Sumatra Road has been dropped rather beautifully onto the ‘old’ maps that whizz through Sherlock’s memory. The real life example of North End (AKA Bull and Bush), built at platform level but never opened, is well known and isn’t remotely in geek territory. If there were an abandoned spur (you’d need more than a station if you were going to store rolling stock) coming off the District line it is inconceivable that Shilcott could have forgotten about it.

I’ll gloss over small issues such as how Westminster to St James’s Park is five minutes on the show but two minutes in real life, and even the small questions of (a) it not being possible to simply decouple a car from a train and (b) how the line controllers wouldn’t notice that a car had gone missing, even if (c) you could engineer a decoupling and a run into a different tunnel.

Does all this really matter? Well, yes and no. For those of us who are looking out for it, any step away from the real world is jarring and ugly. (You could be equally annoyed at the weird presentations of Parliamentary procedure, or the strange route taken to get to Watson’s bonfire moment.) But there is a counter-argument. Sherlock is fictional television. It aims to tell a story. And, frankly, deep level platforms are more recognisably ‘Underground’ than cut-and-cover stations. For people unfamiliar with the London Underground, this presentation makes more sense. And once you start looking at the problem through this lens, even what I felt to be last night’s worst continuity crime starts to look a little different…

The real St James's Park station
The real St James’s Park station looks somehow less Underground-y

Sherlock and John run up towards an apparently abandoned train. In reality, it’s a set of deep level (ie. small) ‘1973’ stock that lives on the Aldwych branch.

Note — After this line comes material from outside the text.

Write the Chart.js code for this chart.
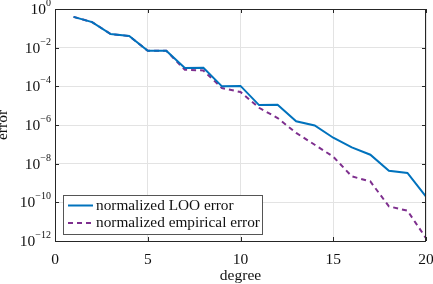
<!DOCTYPE html>
<html>
<head>
<meta charset="utf-8">
<script src="https://cdn.jsdelivr.net/npm/chart.js@4"></script>
<style>
html,body{margin:0;padding:0;background:#fff;}
#wrap{width:433px;height:284px;position:relative;}
</style>
</head>
<body>
<div id="wrap"><canvas id="c" width="433" height="284"></canvas></div>
<script>
const degrees = [1,2,3,4,5,6,7,8,9,10,11,12,13,14,15,16,17,18,19,20];
const looError = [0.39,0.21,0.051,0.040,0.0069,0.0070,8.9e-4,9.1e-4,1.0e-4,1.05e-4,1.07e-5,1.1e-5,1.55e-6,9.5e-7,2.2e-7,6.9e-8,2.9e-8,4.3e-9,3.3e-9,2.0e-10];
const empError = [0.39,0.21,0.051,0.040,0.0069,0.0069,7.2e-4,6.6e-4,8.1e-5,5.1e-5,7.8e-6,2.3e-6,3.9e-7,9.5e-8,2.3e-8,2.2e-9,1.2e-9,6.2e-11,3.7e-11,1.4e-12];
const seriesLabels = ['normalized LOO error','normalized empirical error'];
const xTicks = [0,5,10,15,20];
const yTickExponents = [0,-2,-4,-6,-8,-10,-12];
const xTitle = 'degree';
const yTitle = 'error';

const SERIF = '"Liberation Serif","DejaVu Serif",serif';
const BLUE = '#0072BD', PURPLE = '#7E2F8E';

const decor = {
  id: 'decor',
  afterDraw(chart) {
    const ctx = chart.ctx, ca = chart.chartArea;
    const xs = chart.scales.x, ys = chart.scales.y;
    ctx.save();
    // box
    ctx.strokeStyle = '#262626'; ctx.lineWidth = 1;
    ctx.strokeRect(ca.left + 0.5, ca.top + 0.5, ca.right - ca.left - 1, ca.bottom - ca.top);
    // inward ticks
    ctx.beginPath();
    xTicks.forEach(v => {
      const px = Math.round(xs.getPixelForValue(v)) + 0.5;
      ctx.moveTo(px, ca.bottom); ctx.lineTo(px, ca.bottom - 4);
      ctx.moveTo(px, ca.top); ctx.lineTo(px, ca.top + 4);
    });
    yTickExponents.forEach(e => {
      const py = Math.round(ys.getPixelForValue(Math.pow(10, e))) + 0.5;
      ctx.moveTo(ca.left, py); ctx.lineTo(ca.left + 4, py);
      ctx.moveTo(ca.right, py); ctx.lineTo(ca.right - 4, py);
    });
    ctx.stroke();
    // x tick labels
    ctx.fillStyle = '#111';
    ctx.font = '15.5px ' + SERIF;
    ctx.textAlign = 'center'; ctx.textBaseline = 'alphabetic';
    xTicks.forEach(v => {
      ctx.fillText(String(v), xs.getPixelForValue(v), ca.bottom + 23);
    });
    // y tick labels with superscript exponent
    yTickExponents.forEach(e => {
      const py = ys.getPixelForValue(Math.pow(10, e));
      const expStr = e === 0 ? '0' : '\u2212' + String(-e);
      ctx.font = '10px ' + SERIF;
      const ew = ctx.measureText(expStr).width;
      ctx.textAlign = 'left';
      const right = ca.left - 4;
      ctx.fillText(expStr, right - ew, py - 3);
      ctx.font = '15.5px ' + SERIF;
      const bw = ctx.measureText('10').width;
      ctx.fillText('10', right - ew - bw, py + 5);
    });
    // axis titles
    ctx.font = '15.5px ' + SERIF;
    ctx.textAlign = 'center';
    ctx.fillText(xTitle, (ca.left + ca.right) / 2, ca.bottom + 39);
    ctx.save();
    ctx.translate(7, (ca.top + ca.bottom) / 2);
    ctx.rotate(-Math.PI / 2);
    ctx.fillText(yTitle, 0, 0);
    ctx.restore();
    // legend
    const lx = ca.left + 8, ly = ca.bottom - 46, lw = 199, lh = 39;
    ctx.fillStyle = '#fff';
    ctx.fillRect(lx, ly, lw, lh);
    ctx.strokeStyle = '#555'; ctx.lineWidth = 1;
    ctx.strokeRect(lx + 0.5, ly + 0.5, lw, lh);
    const ds = chart.data.datasets;
    ds.forEach((d, i) => {
      const yy = ly + 10.5 + i * 17.5;
      ctx.strokeStyle = d.borderColor; ctx.lineWidth = 2;
      ctx.setLineDash(d.borderDash || []);
      ctx.beginPath(); ctx.moveTo(lx + 5, yy); ctx.lineTo(lx + 30, yy); ctx.stroke();
      ctx.setLineDash([]);
      ctx.fillStyle = '#111';
      ctx.font = '15.3px ' + SERIF;
      ctx.textAlign = 'left'; ctx.textBaseline = 'middle';
      ctx.fillText(d.label, lx + 33, yy);
    });
    ctx.restore();
  }
};

new Chart(document.getElementById('c'), {
  type: 'line',
  data: {
    labels: degrees,
    datasets: [
      { label: seriesLabels[0], data: degrees.map((d, i) => ({x: d, y: looError[i]})), borderColor: BLUE, borderWidth: 2, pointRadius: 0, fill: false, tension: 0 },
      { label: seriesLabels[1], data: degrees.map((d, i) => ({x: d, y: empError[i]})), borderColor: PURPLE, borderWidth: 2, borderDash: [5, 4], pointRadius: 0, fill: false, tension: 0 }
    ]
  },
  options: {
    responsive: false,
    animation: false,
    devicePixelRatio: 1,
    layout: { padding: { left: 55, right: 7, top: 9, bottom: 43 } },
    plugins: { legend: { display: false }, tooltip: { enabled: false } },
    scales: {
      x: {
        type: 'linear', min: 0, max: 20,
        afterBuildTicks: s => { s.ticks = xTicks.map(v => ({value: v})); },
        ticks: { display: false },
        grid: { color: '#e3e3e3', drawTicks: false, lineWidth: 1 },
        border: { display: false }
      },
      y: {
        type: 'logarithmic', min: 1e-12, max: 1,
        afterBuildTicks: s => { s.ticks = yTickExponents.map(e => ({value: Math.pow(10, e)})); },
        ticks: { display: false },
        grid: { color: '#e3e3e3', drawTicks: false, lineWidth: 1 },
        border: { display: false }
      }
    }
  },
  plugins: [decor]
});
</script>
</body>
</html>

That’s fine, but when they climb aboard it morphs into a car of cut-and-cover (ie. big) ‘D78’ stock such as you would normally find on the District line. That’s right! It’s a different train! Last night, this was the cause of much harrumphing and tutting and general disquiet.

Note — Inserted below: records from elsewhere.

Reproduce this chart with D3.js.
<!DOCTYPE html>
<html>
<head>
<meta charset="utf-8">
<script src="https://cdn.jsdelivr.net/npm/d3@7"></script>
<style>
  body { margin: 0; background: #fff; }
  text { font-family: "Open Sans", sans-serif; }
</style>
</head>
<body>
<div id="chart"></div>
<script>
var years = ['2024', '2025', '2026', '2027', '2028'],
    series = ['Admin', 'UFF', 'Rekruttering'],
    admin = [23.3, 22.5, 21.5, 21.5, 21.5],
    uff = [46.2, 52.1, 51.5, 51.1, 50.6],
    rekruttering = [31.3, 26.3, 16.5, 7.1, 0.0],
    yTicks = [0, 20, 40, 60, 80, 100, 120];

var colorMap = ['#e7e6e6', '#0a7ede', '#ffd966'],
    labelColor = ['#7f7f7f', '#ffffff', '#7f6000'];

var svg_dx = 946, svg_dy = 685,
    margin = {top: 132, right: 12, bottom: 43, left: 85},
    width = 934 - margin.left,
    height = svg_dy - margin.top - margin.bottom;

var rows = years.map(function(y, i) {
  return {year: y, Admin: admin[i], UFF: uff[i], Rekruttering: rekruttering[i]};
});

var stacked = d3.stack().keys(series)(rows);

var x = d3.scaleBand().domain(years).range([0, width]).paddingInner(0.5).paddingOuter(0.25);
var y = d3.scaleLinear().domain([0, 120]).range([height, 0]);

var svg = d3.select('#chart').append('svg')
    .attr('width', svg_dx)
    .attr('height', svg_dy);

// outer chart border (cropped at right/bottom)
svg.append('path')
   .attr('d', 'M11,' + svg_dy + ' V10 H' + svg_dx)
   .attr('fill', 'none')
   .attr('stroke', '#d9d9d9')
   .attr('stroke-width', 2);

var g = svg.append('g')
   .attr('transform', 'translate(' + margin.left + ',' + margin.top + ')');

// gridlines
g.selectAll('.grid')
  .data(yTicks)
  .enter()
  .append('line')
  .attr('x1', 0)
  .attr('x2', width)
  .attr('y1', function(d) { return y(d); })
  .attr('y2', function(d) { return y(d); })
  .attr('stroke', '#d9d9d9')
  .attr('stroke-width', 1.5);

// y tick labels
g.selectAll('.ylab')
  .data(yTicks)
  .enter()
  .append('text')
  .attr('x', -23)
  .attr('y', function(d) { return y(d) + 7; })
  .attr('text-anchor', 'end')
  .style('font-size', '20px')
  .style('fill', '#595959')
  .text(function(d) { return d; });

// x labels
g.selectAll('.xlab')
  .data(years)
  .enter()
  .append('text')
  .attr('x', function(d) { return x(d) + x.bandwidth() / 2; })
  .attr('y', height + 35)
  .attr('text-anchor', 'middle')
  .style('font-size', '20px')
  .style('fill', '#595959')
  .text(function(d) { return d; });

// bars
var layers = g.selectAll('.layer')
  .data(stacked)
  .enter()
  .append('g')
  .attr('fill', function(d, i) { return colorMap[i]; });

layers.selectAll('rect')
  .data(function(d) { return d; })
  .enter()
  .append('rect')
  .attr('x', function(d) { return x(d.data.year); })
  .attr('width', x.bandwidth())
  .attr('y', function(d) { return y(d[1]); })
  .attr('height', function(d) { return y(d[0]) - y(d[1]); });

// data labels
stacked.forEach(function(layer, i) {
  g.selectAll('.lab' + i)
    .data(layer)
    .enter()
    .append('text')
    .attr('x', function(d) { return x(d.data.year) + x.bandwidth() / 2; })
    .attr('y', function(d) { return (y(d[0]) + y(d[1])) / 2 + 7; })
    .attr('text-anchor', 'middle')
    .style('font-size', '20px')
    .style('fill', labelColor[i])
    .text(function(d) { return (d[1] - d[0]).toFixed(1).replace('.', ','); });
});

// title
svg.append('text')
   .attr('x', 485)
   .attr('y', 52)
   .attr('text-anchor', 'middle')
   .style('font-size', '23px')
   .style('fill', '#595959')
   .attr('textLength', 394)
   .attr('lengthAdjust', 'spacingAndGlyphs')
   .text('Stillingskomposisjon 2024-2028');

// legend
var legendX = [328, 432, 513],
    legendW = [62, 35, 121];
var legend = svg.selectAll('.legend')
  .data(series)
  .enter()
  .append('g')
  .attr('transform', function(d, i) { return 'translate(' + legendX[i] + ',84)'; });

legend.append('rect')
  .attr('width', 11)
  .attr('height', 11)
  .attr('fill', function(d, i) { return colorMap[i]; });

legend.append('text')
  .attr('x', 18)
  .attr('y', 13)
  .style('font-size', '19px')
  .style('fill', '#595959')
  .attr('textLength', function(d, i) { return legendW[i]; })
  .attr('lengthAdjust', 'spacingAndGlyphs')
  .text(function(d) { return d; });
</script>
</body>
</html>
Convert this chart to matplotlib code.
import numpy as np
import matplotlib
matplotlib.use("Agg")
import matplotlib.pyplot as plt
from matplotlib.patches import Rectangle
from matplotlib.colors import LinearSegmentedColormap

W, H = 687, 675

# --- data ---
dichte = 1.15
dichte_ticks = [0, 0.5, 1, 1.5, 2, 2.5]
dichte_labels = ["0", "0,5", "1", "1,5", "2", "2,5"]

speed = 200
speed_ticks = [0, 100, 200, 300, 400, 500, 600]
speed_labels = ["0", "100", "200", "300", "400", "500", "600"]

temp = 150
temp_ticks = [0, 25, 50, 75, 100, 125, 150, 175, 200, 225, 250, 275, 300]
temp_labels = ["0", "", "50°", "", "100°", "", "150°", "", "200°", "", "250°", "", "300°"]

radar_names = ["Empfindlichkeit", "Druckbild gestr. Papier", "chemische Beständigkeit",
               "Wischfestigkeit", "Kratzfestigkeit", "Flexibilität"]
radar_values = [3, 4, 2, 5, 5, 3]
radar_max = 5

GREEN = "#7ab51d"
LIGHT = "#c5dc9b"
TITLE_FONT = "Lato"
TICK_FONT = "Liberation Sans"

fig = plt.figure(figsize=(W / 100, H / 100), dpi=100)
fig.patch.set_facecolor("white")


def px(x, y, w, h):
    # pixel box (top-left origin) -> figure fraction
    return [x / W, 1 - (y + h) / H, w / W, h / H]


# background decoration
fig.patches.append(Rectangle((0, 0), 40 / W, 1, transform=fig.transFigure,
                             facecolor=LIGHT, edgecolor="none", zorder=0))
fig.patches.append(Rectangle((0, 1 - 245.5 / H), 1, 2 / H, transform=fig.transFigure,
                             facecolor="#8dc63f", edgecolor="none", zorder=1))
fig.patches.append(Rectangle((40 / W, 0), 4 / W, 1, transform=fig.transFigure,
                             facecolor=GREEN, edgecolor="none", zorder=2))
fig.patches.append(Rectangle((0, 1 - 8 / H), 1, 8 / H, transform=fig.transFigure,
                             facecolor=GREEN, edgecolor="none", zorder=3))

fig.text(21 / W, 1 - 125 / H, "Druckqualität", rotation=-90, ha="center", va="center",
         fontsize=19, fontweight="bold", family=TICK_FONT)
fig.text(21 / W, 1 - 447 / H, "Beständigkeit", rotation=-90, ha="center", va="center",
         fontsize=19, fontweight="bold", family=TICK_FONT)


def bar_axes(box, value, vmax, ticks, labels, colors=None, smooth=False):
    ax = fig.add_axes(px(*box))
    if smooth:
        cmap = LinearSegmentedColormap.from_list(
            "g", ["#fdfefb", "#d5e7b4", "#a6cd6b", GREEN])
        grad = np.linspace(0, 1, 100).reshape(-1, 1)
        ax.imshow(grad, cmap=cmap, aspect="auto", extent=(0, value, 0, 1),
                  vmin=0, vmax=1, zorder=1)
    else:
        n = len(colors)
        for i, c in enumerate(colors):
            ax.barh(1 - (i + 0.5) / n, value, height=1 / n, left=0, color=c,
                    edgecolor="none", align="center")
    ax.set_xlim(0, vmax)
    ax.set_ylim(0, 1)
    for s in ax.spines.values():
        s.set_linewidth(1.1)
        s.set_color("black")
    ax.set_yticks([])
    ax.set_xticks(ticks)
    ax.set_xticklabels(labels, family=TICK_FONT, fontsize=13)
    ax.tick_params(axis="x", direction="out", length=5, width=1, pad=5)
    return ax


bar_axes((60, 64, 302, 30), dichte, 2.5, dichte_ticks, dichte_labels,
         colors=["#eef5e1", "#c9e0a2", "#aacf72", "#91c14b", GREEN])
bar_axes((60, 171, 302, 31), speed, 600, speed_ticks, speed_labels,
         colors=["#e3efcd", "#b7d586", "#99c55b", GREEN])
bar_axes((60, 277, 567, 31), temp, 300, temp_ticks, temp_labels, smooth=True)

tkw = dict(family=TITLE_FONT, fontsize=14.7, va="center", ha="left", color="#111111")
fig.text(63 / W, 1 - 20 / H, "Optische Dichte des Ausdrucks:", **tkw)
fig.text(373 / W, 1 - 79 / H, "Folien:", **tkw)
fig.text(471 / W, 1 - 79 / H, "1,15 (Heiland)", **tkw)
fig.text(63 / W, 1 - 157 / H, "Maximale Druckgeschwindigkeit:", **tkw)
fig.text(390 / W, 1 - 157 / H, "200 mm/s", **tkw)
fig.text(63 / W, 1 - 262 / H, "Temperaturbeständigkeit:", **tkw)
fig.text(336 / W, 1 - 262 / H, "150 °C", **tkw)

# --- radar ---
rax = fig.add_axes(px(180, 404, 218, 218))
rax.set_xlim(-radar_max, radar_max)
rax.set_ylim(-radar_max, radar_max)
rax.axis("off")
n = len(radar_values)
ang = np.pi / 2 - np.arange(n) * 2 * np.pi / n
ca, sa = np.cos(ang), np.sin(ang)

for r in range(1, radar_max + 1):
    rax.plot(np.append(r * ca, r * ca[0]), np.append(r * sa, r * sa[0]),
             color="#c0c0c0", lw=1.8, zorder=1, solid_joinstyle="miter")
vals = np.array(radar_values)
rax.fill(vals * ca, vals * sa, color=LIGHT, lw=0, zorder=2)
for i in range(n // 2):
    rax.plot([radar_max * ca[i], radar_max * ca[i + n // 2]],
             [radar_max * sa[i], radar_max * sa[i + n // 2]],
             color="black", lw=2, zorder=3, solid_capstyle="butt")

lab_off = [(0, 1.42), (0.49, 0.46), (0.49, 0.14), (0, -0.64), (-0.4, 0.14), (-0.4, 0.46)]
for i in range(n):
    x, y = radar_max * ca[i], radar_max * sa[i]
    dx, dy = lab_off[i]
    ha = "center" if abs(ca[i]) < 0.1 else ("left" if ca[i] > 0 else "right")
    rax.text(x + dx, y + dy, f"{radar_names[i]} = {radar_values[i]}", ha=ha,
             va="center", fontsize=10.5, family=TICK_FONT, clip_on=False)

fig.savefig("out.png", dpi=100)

Today I am more relaxed about it, and not just because – let’s face it – it’s not unusual for exterior and interior sets to be different. I realised that whether they intended it or not, the Sherlock team have given us a shout out that is as beautiful as it is audacious. In the shift from ’73 to D78 stock we see a mode of transport that’s bigger on the inside than on the outside. A drama that’s as multi-layered as this one can get away with referencing its show-runner’s other show. It’s only just New Year but Stephen Moffat has served up your first Easter egg of the season.